Лицо Лешека снова, словно умоляя епископа о милости, улыбалось ему, из Иво смех вызвать не в состоянии. Видно было, что князь, ничего слишком важного в разговоре не ожидая, хотел от него быстро отделаться. Поглядев на епископа, который размышлял, думая, с чего начнёт, Лешек тоже нахмурился.
– Мне очень не везёт с тем, – отозвался Иво, – что почти всегда предназначен быть для вашей милости птицей, пророчащей плохое…
– Напротив, – отпарировал Лешек живо, – вы для меня лучший опекун и отец.
– Но из любви и заботы о вас всегда приношу плохие новости.
– Плохие ли? Отец мой? – спросил князь, складывая руки.
– Всякая жизнь трудна, а вы сами сказали, – отозвался епископ, – тем более у тех, кто сидит выше.
– Значит, помогите мне от этого зла… – живо сказал Лешек. – Помогите его избежать. Но вы, отец мой дорогой, – добавил он, – с этой вашей отцовской нежностью ко мне, часто, может, больше видите плохого, нежели есть. Я рад бы и во зло, и в злых, что его делают, не верить.
– Всё же, милостивый пане, – вздохнул Иво, – Бог допускает зло, чтобы было критерием доброго…
Наступила минута молчания.
– Сами будучи добрым, – доложил Иво, – вы не хотите, милостивый пане, верить в людскую превратность.
– Но о ком вы говорите? – торопя, чтобы быстрей освободиться, воскликнул князь.
– Начнём с Одонича, – отозвался епископ, – из плохих этот, по-видимому, самый худший, если не нужно ещё первенства перед ним дать его шурину, Святополку. Одонич, жадный до царствования, как дед его, Мешко, имеет его желания и железное упрямство, и его пример перед собой, но стократ более виновен Святополк, который, милостью вашей и вашего отца назначенный великорадцей Поморья, хочет его незаконно и неблагодарно захватить и оторвать.
– Ах! – воскликнул Лешек. – Святополк имеет в себе буйную кровь Яксов – это правда, но кто же знает, Одонич ли его, или он Одонича подстрекает и хитрит.
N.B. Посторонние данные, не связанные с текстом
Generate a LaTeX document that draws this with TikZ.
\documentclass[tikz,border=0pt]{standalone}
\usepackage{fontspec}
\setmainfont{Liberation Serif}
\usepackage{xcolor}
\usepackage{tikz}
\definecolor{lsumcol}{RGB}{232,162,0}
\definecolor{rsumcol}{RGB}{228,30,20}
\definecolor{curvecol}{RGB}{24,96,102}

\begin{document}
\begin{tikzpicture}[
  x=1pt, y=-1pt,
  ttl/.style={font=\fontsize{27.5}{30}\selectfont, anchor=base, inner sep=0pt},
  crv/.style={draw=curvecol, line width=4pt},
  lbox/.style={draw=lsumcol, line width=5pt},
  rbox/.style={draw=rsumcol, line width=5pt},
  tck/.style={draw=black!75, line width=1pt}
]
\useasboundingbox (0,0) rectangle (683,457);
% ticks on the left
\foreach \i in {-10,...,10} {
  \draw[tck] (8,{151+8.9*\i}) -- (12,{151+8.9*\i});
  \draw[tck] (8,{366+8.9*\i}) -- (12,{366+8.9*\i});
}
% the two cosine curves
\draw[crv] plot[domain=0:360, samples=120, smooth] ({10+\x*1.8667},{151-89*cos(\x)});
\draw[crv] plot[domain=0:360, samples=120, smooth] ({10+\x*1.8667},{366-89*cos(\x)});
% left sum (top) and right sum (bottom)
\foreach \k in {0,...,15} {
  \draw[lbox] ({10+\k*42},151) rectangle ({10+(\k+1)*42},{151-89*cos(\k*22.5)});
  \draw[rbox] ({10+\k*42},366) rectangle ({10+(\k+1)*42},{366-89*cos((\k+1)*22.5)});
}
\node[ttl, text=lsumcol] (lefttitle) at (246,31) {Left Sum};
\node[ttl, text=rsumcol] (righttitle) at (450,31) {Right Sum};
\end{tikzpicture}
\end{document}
Они оба не кажутся мне опасными.
– Милостивый пане, – прервал грубым, понурым голосом канцлер Миколай, – я боюсь, как бы к этим двоим ещё кого-нибудь третьего не пришлось присоединить в реестр твоих неприятелей.
Лешек повернулся к нему, нахмурившись, с упрёком на лице, почти с угрозой, к которой он не привык. Канцлер склонил голову и замолк.
– И я бы был того мнения, что Святополк с Одоничем не имели бы отваги, – прибавил епископ, – если бы они не глядели на кого-то, чьего имени выговорить даже уста содрогаются.